▼▼▼

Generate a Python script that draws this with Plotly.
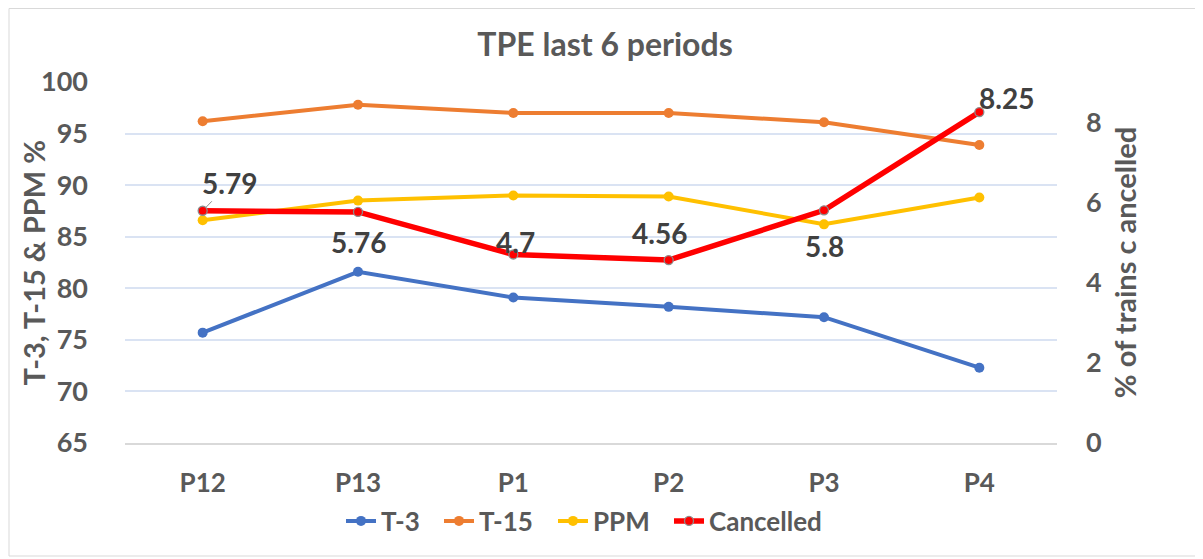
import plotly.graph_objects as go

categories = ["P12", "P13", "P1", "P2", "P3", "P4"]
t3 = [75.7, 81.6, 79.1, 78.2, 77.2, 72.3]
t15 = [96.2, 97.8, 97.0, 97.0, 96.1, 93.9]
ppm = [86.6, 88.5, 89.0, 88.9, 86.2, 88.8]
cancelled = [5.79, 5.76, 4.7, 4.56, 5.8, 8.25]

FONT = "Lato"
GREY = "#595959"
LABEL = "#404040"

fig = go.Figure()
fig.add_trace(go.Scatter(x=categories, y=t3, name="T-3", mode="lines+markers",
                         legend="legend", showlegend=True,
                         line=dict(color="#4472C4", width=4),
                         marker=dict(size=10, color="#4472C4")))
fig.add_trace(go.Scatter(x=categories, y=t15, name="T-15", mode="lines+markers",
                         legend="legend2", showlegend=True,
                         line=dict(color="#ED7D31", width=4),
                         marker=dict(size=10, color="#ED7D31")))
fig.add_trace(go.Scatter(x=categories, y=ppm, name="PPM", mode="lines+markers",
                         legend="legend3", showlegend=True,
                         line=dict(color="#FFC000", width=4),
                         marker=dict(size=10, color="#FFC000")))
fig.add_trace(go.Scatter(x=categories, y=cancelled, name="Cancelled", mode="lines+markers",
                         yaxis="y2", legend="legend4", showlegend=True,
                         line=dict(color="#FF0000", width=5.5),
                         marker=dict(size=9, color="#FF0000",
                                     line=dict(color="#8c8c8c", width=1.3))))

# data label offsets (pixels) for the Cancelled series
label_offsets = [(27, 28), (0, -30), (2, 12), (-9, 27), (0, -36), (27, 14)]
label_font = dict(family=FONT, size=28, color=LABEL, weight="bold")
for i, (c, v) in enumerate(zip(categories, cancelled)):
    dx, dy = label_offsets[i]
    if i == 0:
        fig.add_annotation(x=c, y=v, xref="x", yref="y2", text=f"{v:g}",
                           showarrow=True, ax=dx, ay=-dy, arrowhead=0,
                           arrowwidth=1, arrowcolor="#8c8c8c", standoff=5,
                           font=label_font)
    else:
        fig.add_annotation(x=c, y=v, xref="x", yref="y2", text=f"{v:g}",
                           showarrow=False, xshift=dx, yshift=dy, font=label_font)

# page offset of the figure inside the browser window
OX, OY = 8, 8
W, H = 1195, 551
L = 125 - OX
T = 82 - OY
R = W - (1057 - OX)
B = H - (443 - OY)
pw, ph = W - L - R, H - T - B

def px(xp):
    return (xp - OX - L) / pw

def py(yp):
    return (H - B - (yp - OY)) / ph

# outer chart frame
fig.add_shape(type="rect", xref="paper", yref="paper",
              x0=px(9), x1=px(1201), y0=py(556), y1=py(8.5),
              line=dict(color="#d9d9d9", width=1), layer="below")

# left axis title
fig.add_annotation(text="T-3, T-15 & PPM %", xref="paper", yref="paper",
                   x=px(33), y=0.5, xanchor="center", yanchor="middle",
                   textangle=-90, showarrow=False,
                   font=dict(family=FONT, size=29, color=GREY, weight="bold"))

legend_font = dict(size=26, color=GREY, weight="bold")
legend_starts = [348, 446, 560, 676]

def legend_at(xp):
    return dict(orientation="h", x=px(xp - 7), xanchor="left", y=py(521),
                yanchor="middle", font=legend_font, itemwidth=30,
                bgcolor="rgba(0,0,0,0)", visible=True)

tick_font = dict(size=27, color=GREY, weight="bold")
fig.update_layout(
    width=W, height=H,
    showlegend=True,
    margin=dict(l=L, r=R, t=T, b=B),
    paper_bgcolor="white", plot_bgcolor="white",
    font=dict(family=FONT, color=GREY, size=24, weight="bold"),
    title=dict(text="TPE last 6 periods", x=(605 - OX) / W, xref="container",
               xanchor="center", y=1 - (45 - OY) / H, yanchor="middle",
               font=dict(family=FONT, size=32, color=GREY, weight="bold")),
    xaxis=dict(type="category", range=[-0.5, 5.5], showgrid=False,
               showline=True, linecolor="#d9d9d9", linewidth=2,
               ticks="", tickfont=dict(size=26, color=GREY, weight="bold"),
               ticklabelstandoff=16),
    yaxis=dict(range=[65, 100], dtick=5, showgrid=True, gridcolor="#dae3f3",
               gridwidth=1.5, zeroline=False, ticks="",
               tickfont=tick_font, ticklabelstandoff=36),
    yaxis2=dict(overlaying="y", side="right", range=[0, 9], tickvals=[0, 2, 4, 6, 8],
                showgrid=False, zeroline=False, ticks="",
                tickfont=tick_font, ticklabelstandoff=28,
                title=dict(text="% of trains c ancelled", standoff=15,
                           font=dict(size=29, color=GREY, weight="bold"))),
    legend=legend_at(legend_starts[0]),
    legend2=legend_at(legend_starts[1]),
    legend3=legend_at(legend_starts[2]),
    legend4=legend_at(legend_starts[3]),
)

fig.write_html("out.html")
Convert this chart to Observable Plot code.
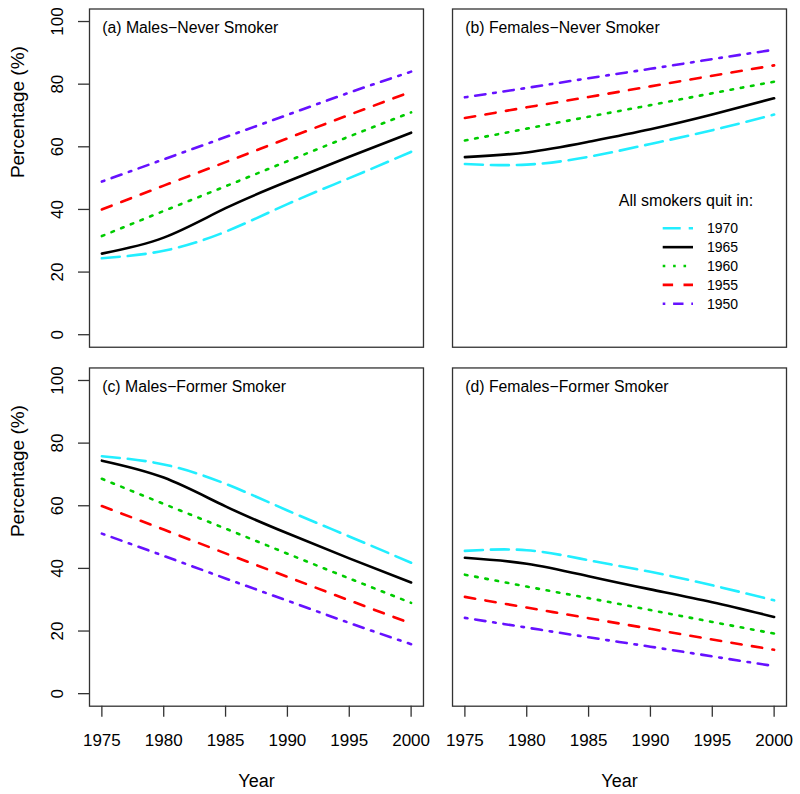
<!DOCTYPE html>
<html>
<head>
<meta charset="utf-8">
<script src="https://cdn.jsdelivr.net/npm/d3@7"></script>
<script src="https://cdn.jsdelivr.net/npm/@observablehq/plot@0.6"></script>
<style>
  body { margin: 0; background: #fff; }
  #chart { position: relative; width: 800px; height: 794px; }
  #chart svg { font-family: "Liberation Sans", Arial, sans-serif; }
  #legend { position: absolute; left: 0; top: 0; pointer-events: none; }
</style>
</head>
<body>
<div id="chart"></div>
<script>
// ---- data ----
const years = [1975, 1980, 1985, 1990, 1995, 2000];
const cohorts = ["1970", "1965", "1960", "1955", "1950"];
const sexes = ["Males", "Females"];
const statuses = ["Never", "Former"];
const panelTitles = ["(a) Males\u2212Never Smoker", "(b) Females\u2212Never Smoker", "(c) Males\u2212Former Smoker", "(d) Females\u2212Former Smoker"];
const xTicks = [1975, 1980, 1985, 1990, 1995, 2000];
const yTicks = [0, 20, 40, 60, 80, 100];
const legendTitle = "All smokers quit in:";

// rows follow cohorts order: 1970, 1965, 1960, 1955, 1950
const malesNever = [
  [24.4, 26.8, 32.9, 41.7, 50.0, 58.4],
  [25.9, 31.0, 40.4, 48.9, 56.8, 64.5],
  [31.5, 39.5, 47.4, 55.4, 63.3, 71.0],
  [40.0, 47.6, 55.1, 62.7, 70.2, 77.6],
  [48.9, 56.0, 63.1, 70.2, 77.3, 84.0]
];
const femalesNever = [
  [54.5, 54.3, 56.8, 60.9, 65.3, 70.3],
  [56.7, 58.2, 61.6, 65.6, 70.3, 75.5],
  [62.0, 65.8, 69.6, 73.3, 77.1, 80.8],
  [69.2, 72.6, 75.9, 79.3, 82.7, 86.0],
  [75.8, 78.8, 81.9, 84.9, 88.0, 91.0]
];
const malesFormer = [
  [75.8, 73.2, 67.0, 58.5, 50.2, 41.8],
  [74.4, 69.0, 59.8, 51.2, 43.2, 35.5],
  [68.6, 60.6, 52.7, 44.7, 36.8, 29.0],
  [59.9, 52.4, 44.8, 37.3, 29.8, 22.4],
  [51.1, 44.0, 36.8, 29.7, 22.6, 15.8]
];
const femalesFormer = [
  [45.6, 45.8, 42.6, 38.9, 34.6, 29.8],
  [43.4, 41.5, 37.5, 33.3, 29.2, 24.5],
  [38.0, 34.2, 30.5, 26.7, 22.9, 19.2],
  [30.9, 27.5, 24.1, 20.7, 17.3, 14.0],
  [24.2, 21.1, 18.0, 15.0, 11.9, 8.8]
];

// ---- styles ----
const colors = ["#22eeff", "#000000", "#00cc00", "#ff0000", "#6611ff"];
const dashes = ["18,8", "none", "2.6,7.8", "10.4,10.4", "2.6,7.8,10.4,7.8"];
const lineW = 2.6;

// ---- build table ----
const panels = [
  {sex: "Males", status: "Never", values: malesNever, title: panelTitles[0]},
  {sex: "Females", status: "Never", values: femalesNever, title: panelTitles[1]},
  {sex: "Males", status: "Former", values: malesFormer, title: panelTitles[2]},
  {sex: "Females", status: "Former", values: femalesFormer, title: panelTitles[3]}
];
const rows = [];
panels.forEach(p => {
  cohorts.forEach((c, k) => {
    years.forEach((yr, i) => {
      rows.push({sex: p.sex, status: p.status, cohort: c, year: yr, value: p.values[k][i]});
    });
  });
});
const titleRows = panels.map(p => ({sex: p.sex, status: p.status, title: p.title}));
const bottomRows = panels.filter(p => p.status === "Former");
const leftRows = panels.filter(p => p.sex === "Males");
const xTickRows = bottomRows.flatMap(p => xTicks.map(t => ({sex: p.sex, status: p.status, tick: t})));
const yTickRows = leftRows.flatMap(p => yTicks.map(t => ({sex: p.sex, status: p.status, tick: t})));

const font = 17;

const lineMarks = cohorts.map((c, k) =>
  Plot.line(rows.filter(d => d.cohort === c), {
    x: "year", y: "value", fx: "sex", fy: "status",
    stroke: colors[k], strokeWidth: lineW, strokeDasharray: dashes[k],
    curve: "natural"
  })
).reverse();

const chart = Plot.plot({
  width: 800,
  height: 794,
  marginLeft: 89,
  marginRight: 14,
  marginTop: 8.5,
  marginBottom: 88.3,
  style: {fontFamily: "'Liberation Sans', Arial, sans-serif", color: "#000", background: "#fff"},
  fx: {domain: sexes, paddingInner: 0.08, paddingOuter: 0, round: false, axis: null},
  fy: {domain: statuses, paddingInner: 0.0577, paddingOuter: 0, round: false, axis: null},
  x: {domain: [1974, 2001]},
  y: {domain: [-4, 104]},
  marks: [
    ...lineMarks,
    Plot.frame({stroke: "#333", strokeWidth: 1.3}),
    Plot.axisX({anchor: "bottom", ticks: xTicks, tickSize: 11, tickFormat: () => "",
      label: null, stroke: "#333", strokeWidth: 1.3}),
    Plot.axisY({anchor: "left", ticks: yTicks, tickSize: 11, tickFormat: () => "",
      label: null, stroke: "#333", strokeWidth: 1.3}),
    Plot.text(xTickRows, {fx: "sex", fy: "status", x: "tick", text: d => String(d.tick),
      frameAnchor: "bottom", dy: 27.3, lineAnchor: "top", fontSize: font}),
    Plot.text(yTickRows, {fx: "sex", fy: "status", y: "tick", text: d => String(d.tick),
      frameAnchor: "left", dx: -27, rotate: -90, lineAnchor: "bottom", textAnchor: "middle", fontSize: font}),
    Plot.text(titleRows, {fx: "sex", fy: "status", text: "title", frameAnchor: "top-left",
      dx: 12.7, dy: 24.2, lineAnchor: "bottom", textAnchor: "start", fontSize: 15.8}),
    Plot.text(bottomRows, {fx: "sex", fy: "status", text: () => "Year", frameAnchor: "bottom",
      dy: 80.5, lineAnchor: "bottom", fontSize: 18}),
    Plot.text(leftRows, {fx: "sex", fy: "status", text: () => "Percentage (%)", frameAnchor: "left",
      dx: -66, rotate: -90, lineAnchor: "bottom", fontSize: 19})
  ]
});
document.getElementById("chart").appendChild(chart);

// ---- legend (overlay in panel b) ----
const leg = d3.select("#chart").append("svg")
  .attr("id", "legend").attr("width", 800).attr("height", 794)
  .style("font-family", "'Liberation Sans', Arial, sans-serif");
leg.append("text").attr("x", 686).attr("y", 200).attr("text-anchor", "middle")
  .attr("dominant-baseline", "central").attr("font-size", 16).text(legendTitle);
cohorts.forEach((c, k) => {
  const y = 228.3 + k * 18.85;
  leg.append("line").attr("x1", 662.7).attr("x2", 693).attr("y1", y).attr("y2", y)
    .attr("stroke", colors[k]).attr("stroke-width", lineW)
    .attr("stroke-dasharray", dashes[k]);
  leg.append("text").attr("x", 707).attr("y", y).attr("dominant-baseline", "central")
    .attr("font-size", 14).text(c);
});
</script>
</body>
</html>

▲▲▲

== What to work on ==
Lines that include the word "chart" — how many are there in the data? Answer with the number alone.

== Expected answer ==
8